More than 650 aging New York subway cars are now strewn across the ocean floor off the Delaware shore, where they provide underwater housing of outstanding quality. Word of the luxury condos spread quickly; blue sponges and mussels staked out their turf on the walls of the subway cars, flounder snuggled into the silt that settles on the roofs, and sea bass set up housekeeping inside the cars. The landscaping features native plants, giving the artificial reef a more natural appearance. Sea grass grows in and around the subway cars, carpeting the ocean floor and gently swaying in the currents.
Unfortunately, the upscale residents who have settled at Red Bird Reef have become targets for some unsavory types. Open-ocean fish such as tuna and mackerel are known to sweep through the area, gobbling up some of the residents. And more unpleasantness has erupted on the ocean surface. Commercial fishermen have descended on the reef, eager to benefit from the abundance of fish and, in the process, have tangled with recreational fishermen. The New York Times reports that Red Bird Reef supports 10,000 angler visits a year, compared with just 300 in 1977.

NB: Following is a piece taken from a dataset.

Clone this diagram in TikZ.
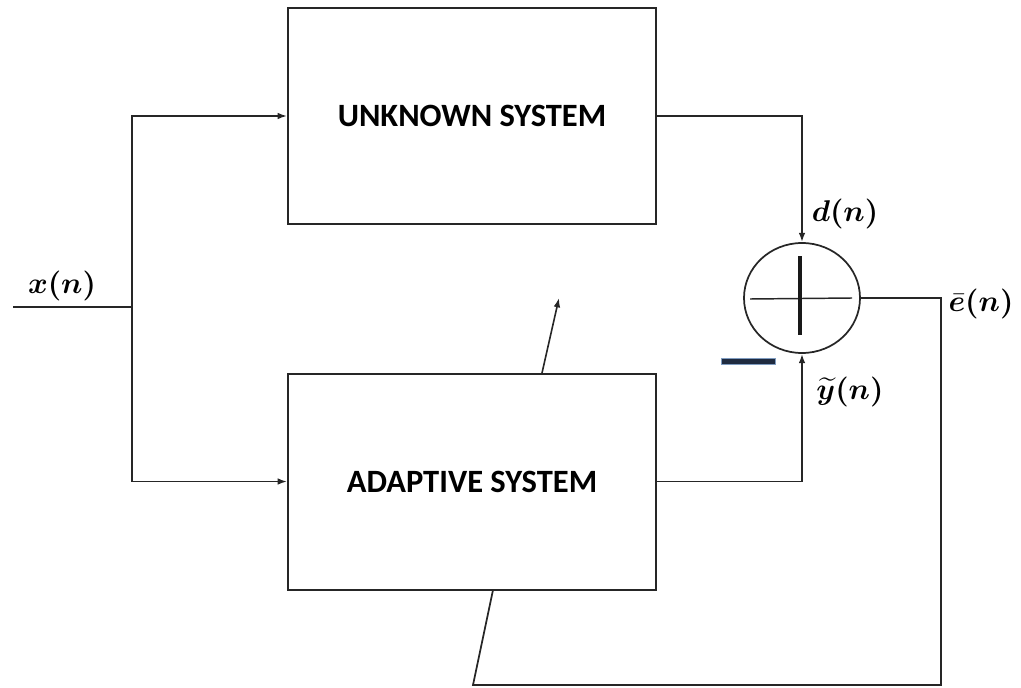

Delaware’s success in repopulating barren stretches of the bay did not go unnoticed by neighboring New Jersey, which has recently requested 600 of the retired subway cars. New York does not charge for the cars and also covers delivery. New Jersey’s request was a poke in the ribs for New York, which announced it would soon stop giving away its aged subway cars, having realized that they are one of the state’s valuable resources.
While many other items such as shopping carts, refrigerators, and washing machines have been used to build artificial reefs, subway cars offer several advantages. They do not shift easily in storms, can accommodate many types of marine life, and those with stainless steel exteriors are especially durable. Most importantly, marine life in the area has increased 400-fold per square foot since the creation of the artificial reef.